The Adams Street Cemetery is one of the early burial grounds in Berea, with the oldest burial being Albert Hinman in 1834. Over the years, the cemetery became rather neglected and later had issues with burials being disturbed/destroyed by a landslide on the north end caused by the quarry works. The cemetery officially became the village burying ground on September 17, 1861 with a board of trustees assuming control and R.B. Dewey appointed as the first sexton. When Woodvale became the Township cemetery, the use of the Adams Street cemetery dwindled. Many of the graves were removed to Woodvale over the years, and a project at Baldwin Wallace was started in 2007 to document burials and confirm locations of gravesites at Adams Street. Many of the relocated graves are documented at Woodvale with headstones, some appear in the handwritten records, while some of the graves that are assumed to have been removed remain a mystery as records were destroyed by fire or are incomplete for the earlier burials.
​One of the relocated graves is that of Thomas James Quayle who was born in Isle of Man in 1829. It is unclear when Thomas arrived in the United States, but he appears in the Berea tax records in 1856. He married Alice Teare (1831-1910) in November of 1857, and in 1860 he was employed as a tailor. Thomas and Alice had five children who survived to adulthood: Frederick (1859-1890), Thomas James (1861-1917), Walter (1867-1912), Mona Alice (1869-1895), and Effie (1874-1971). The Adams Street Cemetery records indicate 5 other Quayle infants were born between 1863 and 1871 but it is unclear if they were removed to Woodvale. The census of 1870 shows a young man by the name of John Waterson from the Isle of Man living with the family and likely apprenticing in the tailor shop. In 1880, the family was living at 106 Bevans Street, and both Thomas Sr. and Jr. along with Frederick were working as merchants and tailors. Thomas James Quayle Sr. died in 1883 and was buried at the Adams Street Cemetery, and later moved to Section 9, lot 8 in Woodvale which had been purchased by Frederick.
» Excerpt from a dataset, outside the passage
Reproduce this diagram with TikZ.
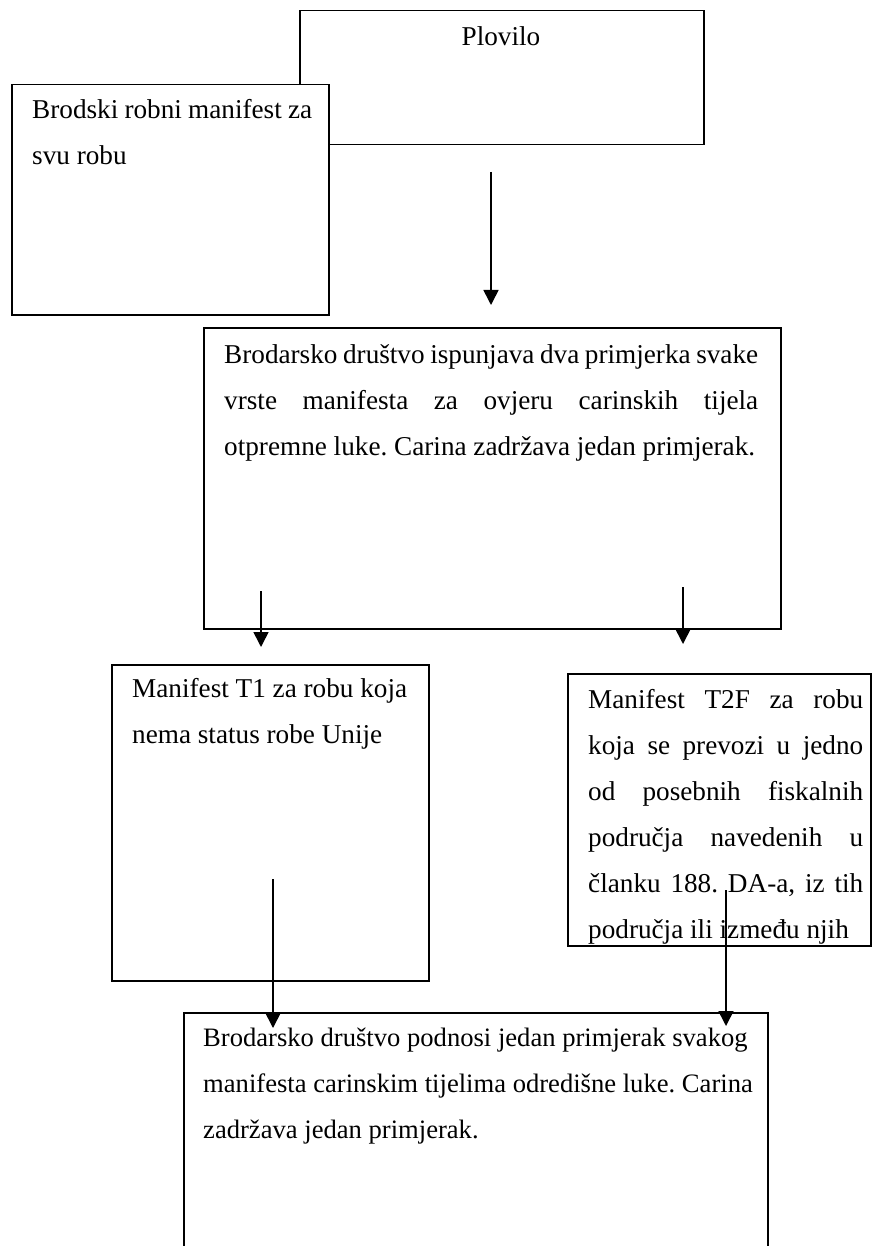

Frederick and Nellie Quayle had 3 children while he was employed in the family tailoring business in Berea. He died of consumption in 1890 at 31 years of age, and was buried at Woodvale in Section 9, Lot 8.
In 1885 Thomas James Quayle Jr. married Harriet (Hattie) Vancise/Van Sise (1857-1934) and they had 3 children: Thomas James (1885-1918), Philip (1894-1931), and Dorothea (1898-1981). Thomas Jr. went on to become mayor of Berea in 1898-99. Unfortunately, during his tenure he had to deal with the explosion and fire on August 14, 1898 that took out much of the Triangle, the suspicious fires of two vacated buildings on the South side, and the August 1899 fire that destroyed twenty business blocks on Factory and Front Streets. In 1900 Thomas was listed as a life insurance salesman, and in 1910 he was living in Sheffield, Pennsylvania managing a plaining mill. He then moved to Oberlin working as a lumbar dealer, where he died May 13, 1917. His son Thomas, died fighting in France; Philip won international accolades for Spark Photography, Sound Photography and ballistic expertise, and Dorothy did graduate work at Columbia University and studied at the American Academy in Rome before teaching in the Cleveland public schools for 35 years. They are all buried in Oberlin.
Walter Quayle was noted as being one of the Special Officers in 1896 that arrested Louis Washtok in a local saloon without a warrant, which brought the unrest among the striking quarry workers to a head, leading to the start of the quarry riots. He died of nephritis in 1912. Mona Alice Quayle died of heart failure on July 12, 1895 at age 26, while Effie C Quayle lived most of her life in Berea, and died at age 96 in Cambridge, Guernsey County, Ohio in 1971. They are buried in Woodvale.